Valor: Mas o sr. acha que o brasileiro já entendeu isso? Parte da população compra esses produtos nessas condições.
Trajano: O cidadão, o consumidor compra o produto mais barato, mas não percebe que tem uma economia pior porque não gera arrecadação de imposto para ele mesmo. Você não tem uma boa saúde, uma boa educação porque está tendo uma evasão fiscal enorme. É fruto de uma vista grossa que nós estamos fazendo. Não podemos ser coniventes com a sonegação porque achamos que pagamos muito imposto. O que essas plataformas estão fazendo é digitalizando a sonegação, elas tão digitalizando o sonegador, estão digitalizando o contrabandista e a pirataria.
Valor: Qual o efeito da guerra no leste europeu na cadeia de suprimentos e da queda do câmbio?
Trajano: Segundo nossas conversas com fornecedores há um cenário de melhora, e eu diria significativa. Há um aumento de juros nos Estados Unidos freando a demanda americana, que antes estava consumindo todos os produtos produzidos no mundo. E alguns fornecedores que tinham um mercado grande na Rússia viram isso cair muito. A Apple chegou a vender 5 milhões de iPhones na Rússia. Sinto que vamos ter uma normalização da cadeia suprimentos após o segundo trimestre. Estamos conseguindo mais quantidade com custos menores em função do dólar em queda. Então, estamos reduzindo estoque para a chegada de novo mais barato. A pressão hoje que há é no aço, na indústria de linha branca.
Valor: O Magalu vai expandir a atuação para outras categorias no marketplace? As aquisições de negócios devem se manter?
Trajano: Vamos focar na integração dos negócios, fizemos 20 aquisições recentemente e estamos mais focados em integrar isso agora. A KaBuM, por exemplo: temos uma perspectiva excepcional pra esse universo “gamer”, e a KaBuM vai entrar em outros segmentos também, e não só a venda de hardware. Nós vamos ter os nossos próprios jogos. Na categoria de mercado [alimentos], estamos trazendo parceiros novos para o marketplaces por meio da VipCommerce.
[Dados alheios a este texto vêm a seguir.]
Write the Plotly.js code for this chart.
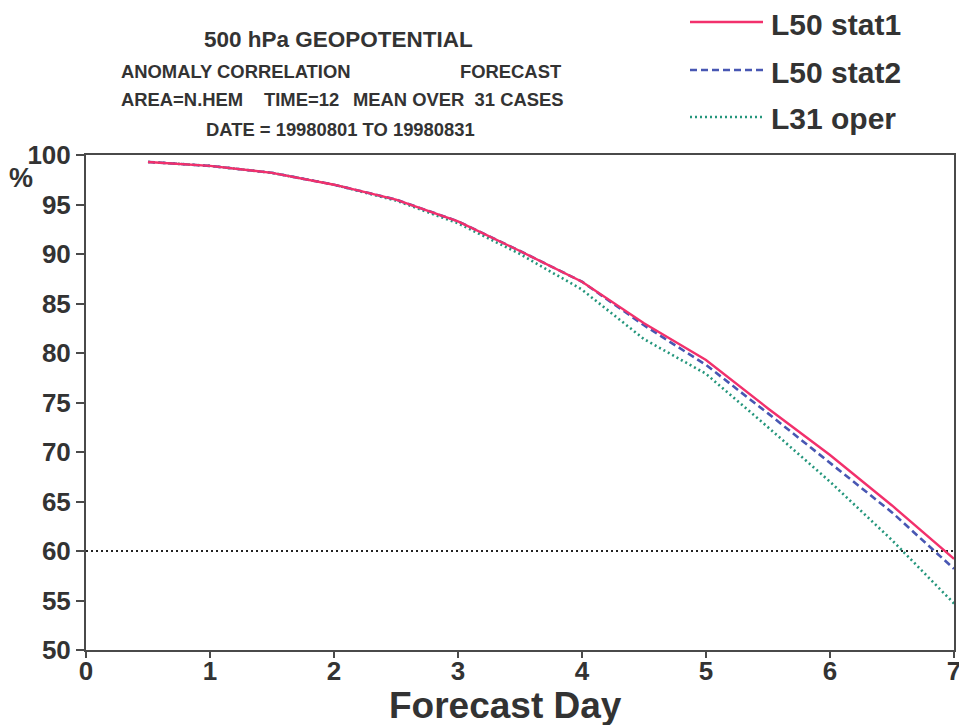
<!DOCTYPE html>
<html><head><meta charset="utf-8">
<script src="https://cdn.plot.ly/plotly-3.0.1.min.js"></script>
<style>html,body{margin:0;padding:0;background:#fff}</style>
</head><body><div id="chart" style="width:959px;height:725px"></div>
<script>
// ---- data ----
const forecastDays = [0.5, 1, 1.5, 2, 2.5, 3, 3.5, 4, 4.5, 5, 5.5, 6, 6.5, 7];
const l50Stat1 = [99.3, 98.9, 98.2, 97.0, 95.5, 93.3, 90.3, 87.2, 83.0, 79.3, 74.4, 69.7, 64.6, 59.2];
const l50Stat2 = [99.3, 98.9, 98.2, 97.0, 95.5, 93.3, 90.3, 87.2, 82.8, 78.8, 73.9, 68.9, 63.9, 58.2];
const l31Oper  = [99.3, 98.9, 98.2, 97.0, 95.4, 93.1, 90.0, 86.4, 81.4, 77.9, 72.5, 67.0, 61.1, 54.7];
const referenceDays = [0, 7];
const referenceLevel = [60, 60];
const seriesNames = ['L50 stat1', 'L50 stat2', 'L31 oper'];
const yTicks = [50, 55, 60, 65, 70, 75, 80, 85, 90, 95, 100];
const xTicks = [0, 1, 2, 3, 4, 5, 6, 7];
const xAxisTitle = 'Forecast Day';
const yAxisTitle = '%';
const headerLines = ['500 hPa GEOPOTENTIAL', 'ANOMALY CORRELATION', 'FORECAST',
  'AREA=N.HEM', 'TIME=12', 'MEAN OVER  31 CASES', 'DATE = 19980801 TO 19980831'];

// ---- styling ----
const W = 959, H = 725;
const M = {l: 86, r: 5, t: 155, b: 75};
const PW = W - M.l - M.r, PH = H - M.t - M.b;
const px = x => (x - M.l) / PW;
const py = y => (H - M.b - y) / PH;
const FONT = 'Liberation Sans, Arial, Helvetica, sans-serif';
const TXT = '#333333';
const styles = [
  {color: '#f2306c', dash: 'solid', width: 2.4},
  {color: '#4857b3', dash: '7px,4px', width: 2.6},
  {color: '#24967c', dash: '2px,3px', width: 2.6}
];
const seriesData = [l50Stat1, l50Stat2, l31Oper];

const traces = [{
  x: referenceDays, y: referenceLevel, mode: 'lines', showlegend: false, hoverinfo: 'skip',
  line: {color: '#222', width: 2, dash: '2px,3px'}
}];
[2, 1, 0].forEach(i => traces.push({
  x: forecastDays, y: seriesData[i], name: seriesNames[i], mode: 'lines',
  line: {color: styles[i].color, width: styles[i].width, dash: styles[i].dash}
}));

const ann = [];
const shapes = [];
function txt(t, x, y, size, xa, ya) {
  ann.push({text: t, xref: 'paper', yref: 'paper', x: px(x), y: py(y), xanchor: xa || 'left',
    yanchor: ya || 'middle', showarrow: false, font: {family: FONT, size: size, color: TXT, weight: 'bold'}});
}
txt(headerLines[0], 338, 39, 22.5, 'center');
txt(headerLines[1], 119, 71, 18.4);
txt(headerLines[2], 458, 71, 18.4);
txt(headerLines[3], 119, 100, 18.4);
txt(headerLines[4], 262, 100, 18.4);
txt(headerLines[5], 351, 100, 18.4);
txt(headerLines[6], 340, 129, 18.4, 'center');
txt(yAxisTitle, 21, 178, 27, 'center');
txt(xAxisTitle, 505, 705, 37, 'center');

const legendY = [22, 70, 117];
seriesNames.forEach((n, i) => {
  shapes.push({type: 'line', xref: 'paper', yref: 'paper', x0: px(690), x1: px(763),
    y0: py(legendY[i]), y1: py(legendY[i]),
    line: {color: styles[i].color, width: styles[i].width, dash: styles[i].dash}});
  txt(n, 769, legendY[i] + 2, 30);
});

const layout = {
  width: W, height: H, margin: M, showlegend: false,
  paper_bgcolor: '#ffffff', plot_bgcolor: '#ffffff',
  font: {family: FONT, color: TXT},
  xaxis: {
    range: [0, 7], tickvals: xTicks, ticktext: xTicks.map(String), ticklabeloverflow: 'allow',
    ticklabelstandoff: -9,
    showgrid: false, zeroline: false, showline: true, linecolor: '#4a4a4a', linewidth: 2,
    mirror: true, ticks: 'outside', ticklen: 6, tickwidth: 2, tickcolor: '#4a4a4a',
    tickfont: {family: FONT, size: 26, color: TXT, weight: 'bold'}
  },
  yaxis: {
    range: [50, 100], tickvals: yTicks, ticktext: yTicks.map(String),
    showgrid: false, zeroline: false, showline: true, linecolor: '#4a4a4a', linewidth: 2,
    mirror: true, ticks: 'outside', ticklen: 8, tickwidth: 2, tickcolor: '#4a4a4a',
    tickfont: {family: FONT, size: 26, color: TXT, weight: 'bold'}
  },
  annotations: ann, shapes: shapes
};
Plotly.newPlot('chart', traces, layout, {displayModeBar: false, staticPlot: true});
</script></body></html>
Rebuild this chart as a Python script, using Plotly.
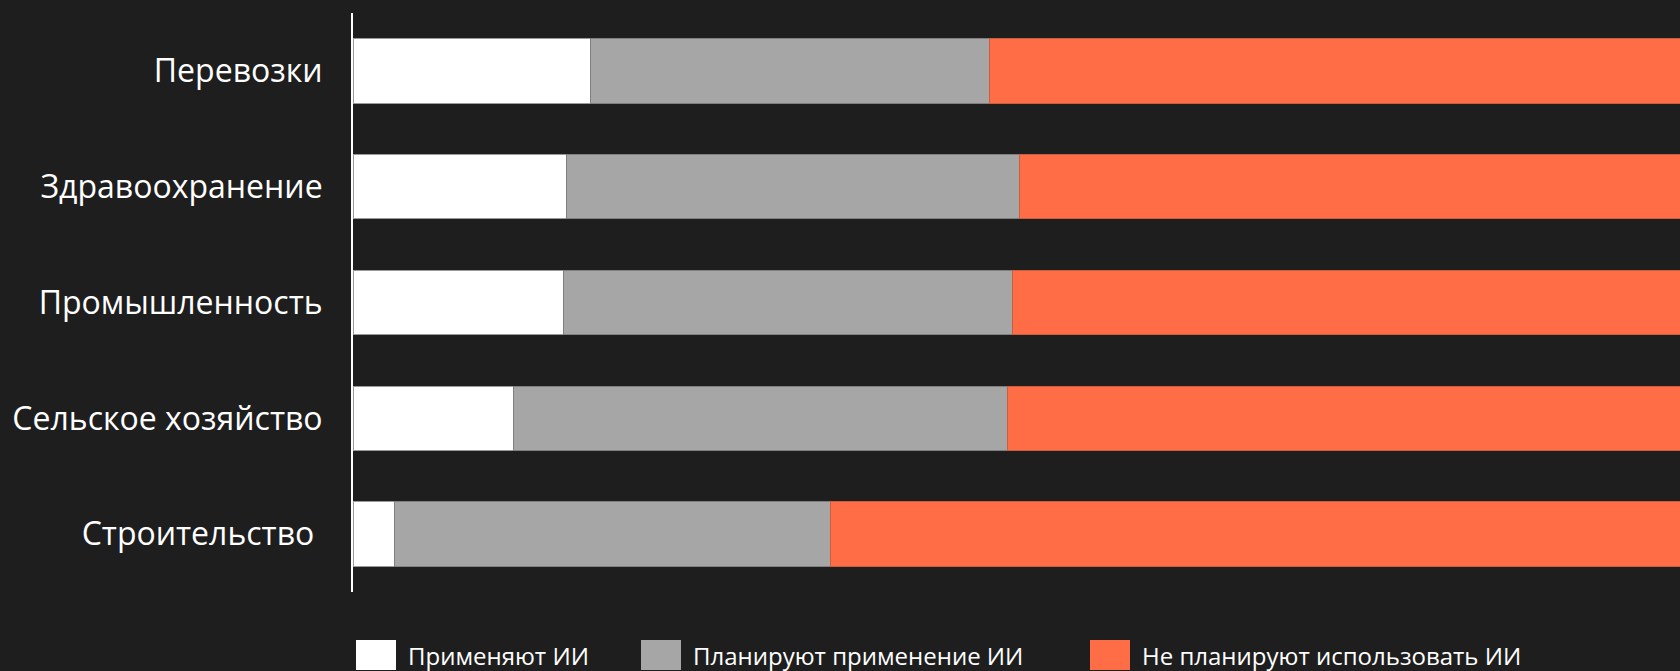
import plotly.graph_objects as go

categories = ["Перевозки", "Здравоохранение", "Промышленность", "Сельское хозяйство", "Строительство\u00a0"]
series_names = ["Применяют ИИ", "Планируют применение ИИ", "Не планируют использовать ИИ"]
apply_ai = [17.9, 16.1, 15.9, 12.1, 3.1]
plan_ai = [30.1, 34.1, 33.8, 37.2, 32.9]
no_ai = [52.0, 49.8, 50.3, 50.7, 64.0]

colors = ["#FFFFFF", "#A6A6A6", "#FF6D46"]
edge_colors = ["#9a9a9a", "#7f7f7f", "#C8603F"]

W, H = 1680, 671
ML, MR, MT, MB = 353, 0, 13, 79
PW, PH = W - ML - MR, H - MT - MB

fig = go.Figure()
for name, vals, c, ec in zip(series_names, [apply_ai, plan_ai, no_ai], colors, edge_colors):
    fig.add_trace(go.Bar(
        y=categories, x=vals, name=name, orientation="h",
        marker=dict(color=c, line=dict(color=ec, width=1)),
        showlegend=False,
    ))

# custom legend (large square swatches like the original)
legend_swatch_x = [356, 641, 1090]
sw_w, sw_top, sw_bot = 40, 640, 670
text_y = 655
shapes = []
annotations = []
for name, c, sx in zip(series_names, colors, legend_swatch_x):
    shapes.append(dict(
        type="rect", xref="paper", yref="paper",
        x0=(sx - ML) / PW, x1=(sx + sw_w - ML) / PW,
        y0=(H - MB - sw_bot) / PH, y1=(H - MB - sw_top) / PH,
        fillcolor=c, line=dict(width=0),
    ))
    annotations.append(dict(
        text=name, xref="paper", yref="paper",
        x=(sx + sw_w + 10 - ML) / PW, y=(H - MB - text_y) / PH,
        xanchor="left", yanchor="middle", showarrow=False,
        font=dict(family="Open Sans", size=24, color="#FFFFFF"),
    ))

fig.update_layout(
    width=W, height=H,
    margin=dict(l=ML, r=MR, t=MT, b=MB, pad=0),
    barmode="stack",
    bargap=0.444,
    paper_bgcolor="#1E1E1E",
    plot_bgcolor="#1E1E1E",
    font=dict(family="Open Sans", color="#FFFFFF"),
    xaxis=dict(range=[0, 100], visible=False, fixedrange=True),
    yaxis=dict(
        autorange="reversed",
        showline=True, linecolor="#FFFFFF", linewidth=2,
        showgrid=False, zeroline=False, fixedrange=True,
        ticks="", ticklabelstandoff=22,
        tickfont=dict(family="Open Sans", size=32, color="#FFFFFF"),
    ),
    shapes=shapes,
    annotations=annotations,
)

fig.write_html(
    "out.html",
    config={"displayModeBar": False, "staticPlot": True},
    post_script="document.body.style.margin='0';document.body.style.padding='0';"
                "document.body.style.background='#1E1E1E';"
                "document.documentElement.style.background='#1E1E1E';"
                "document.body.style.overflow='hidden';",
)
Ela ajuda esses varejos a vender diretamente a seus clientes. Estamos em fase de teste com 10 lojas em Belo Horizonte, São Paulo e Campinas. Há 300 clientes da Vip em 280 cidades e a ideia é que eles entrem em nossa plataforma.
Valor: Então vocês não pretendem comprar uma operação de alimentos grande?
Trajano: A gente acredita que negócios com tíquete baixo, como alimentos, têm que ter entrega local, têm que ser feitos pelo varejo local. Claro que eu não digo que nunca vai ocorrer [uma aquisição maior no segmento alimentar]. Mas o que quero deixar claro é que há esse esforço da empresa em trazer o varejo local para dentro da empresa. Há milhões e milhões de negócios analógicos que não vendem on-line. Para mim, isso vai ser um dos grandes motores de crescimento. Nessa linha, estamos montando um projeto que chamamos de caravana digital.
Valor: O que é a caravana?
Trajano: Nós vamos rodar centenas de cidades a partir de maio e já começamos com o piloto em março. Já fizemos esse mapeamento, que ainda vamos divulgar. Será uma caravana com a presença de minha mãe, junto com nossa equipe e todo o ecossistema de negócios do Magalu. Vamos atrás de novos “sellers” que querem vender no Magalu, no KaBum, na Netshoes, e esse vendedor vai ser avaliado e credenciado e ter acesso a nosso ecossistema. Vamos passar dias nas cidades trabalhando nisso, dentro dessa ideia de digitalizar todas as cidades por onde a gente passa. Eu vou entrar nessa, também estarei nas visitas. Nós acreditamos que nosso forte é o nosso calor humano e ficamos dois anos falando no on-line, mas nós temos isso de gastar sola de sapato e de barriga no balcão.